Pourquoi le pays a-t-il si vite récupéré? Décisif pour le succès fut d’un côté la voix du peuple. Les Islandais n’ont pas seulement pris les bonnes décisions lors de deux référendums. La population a également, dans un grand nombre d’activités, participé activement aux événements – et cela toujours de manière non-violente. Avec des sites internet originaux, ils se sont défendus contre des tentatives de la Grande-Bretagne de placer les Islandais dans un coin terroriste afin de pouvoir geler leurs comptes en banques en Grande-Bretagne. Les Islandais ont en outre remonté les manches et ont remis leur économie nationale au pas. Les trois «nouvelles» banques, massivement réduites, y accomplissent leur tâche traditionnelle. La population a aussi empêché que les managers responsables du dérapage des banques reçoivent, comme ailleurs, d’énormes indemnités de départ en quittant leurs postes. Un bon nombre d’entre eux doivent faire face à des procédures judiciaires. Une commission d’enquête parlementaire a publié un rapport de 2000 pages, qui désigne un petit groupe d’environ 30 managers de banques, membres du gouvernement et de la banque centrale comme responsables principaux pour la débâcle financière. La Cour suprême a récemment jugé quatre d’entre eux avec des peines de prison de cinq à six ans pour des manipulations frauduleuses du marché et des abus de confiance, la punition la plus dure jamais prononcée en Islande dans le domaine de la criminalité économique.
En outre, la propre monnaie fut décisive pour le sauvetage du pays: la baisse massive de la couronne islandaise n’a pas mené au naufrage (comme certains prophètes financiers l’avaient prédit), mais c’était la condition préalable décisive pour une guérison rapide. Aujourd’hui, la couronne islandaise s’est stabilisée à environ 30% en dessous de sa valeur avant la crise. D’autres pays pourraient s’en inspirer! Pour un membre de la zone euro, la sortie de la monnaie commune serait la base pour une voie semblable.

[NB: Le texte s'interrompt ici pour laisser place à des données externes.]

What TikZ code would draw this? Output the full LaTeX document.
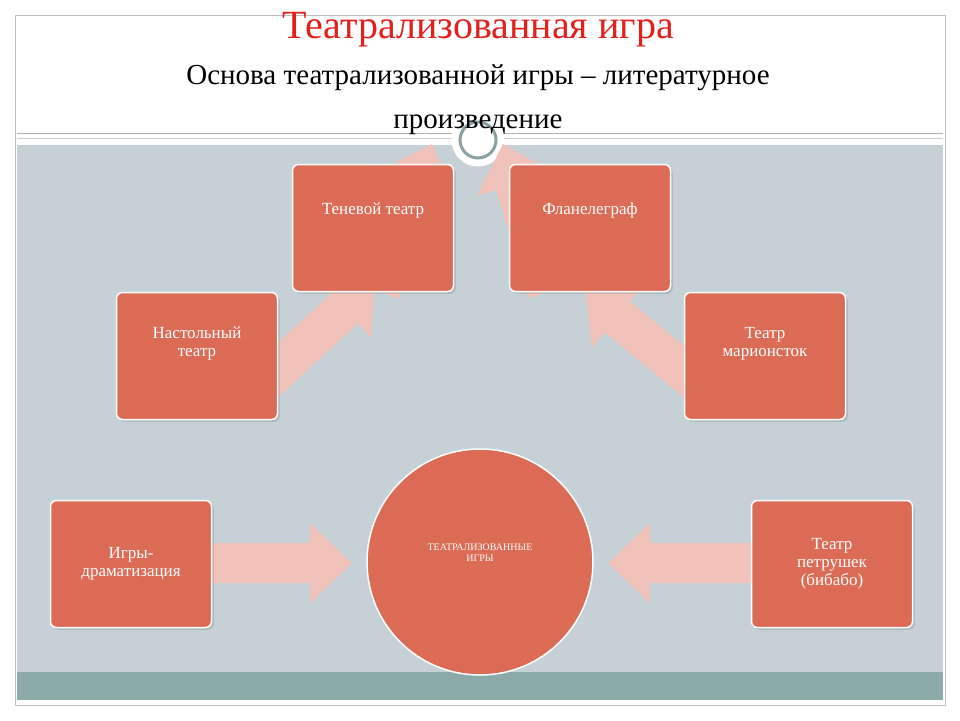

Le succès de la voie islandaise pour sortir de la crise bancaire se distingue fortement de la voie centraliste, dirigée d’en haut, du sauvetage des banques et de la «gestion des dettes» de l’UE, où l’on maintien artificiellement en vie les banques en faillite et rend responsables les contribuables. L’Islande a clairement contredit l’idée que le sauvetage de grandes banques est «sans alternatives» (Too big to fail). Même si la voie de l’Islande ne peut pas être copiée telle quelle pour d’autres pays, elle inspire quand même à chercher courageusement de nouvelles voies. Elle montre aussi, comment un petit pays avec sa propre monnaie peut fièrement maintenir sa place dans le monde globalisé de la finance. La retrait de la demande d’adhésion en est la conséquence logique. Les problèmes financiers ne peuvent pas être résolus à huis-clos par une petite élite, mais la population et les contribuables doivent pouvoir aider de manière constructive à trouver le chemin du succès. Le fait que le FMI ait demandé au ministre islandais des Finances d’aider à maîtriser la crise de la dette en Grèce, parle pour-soi.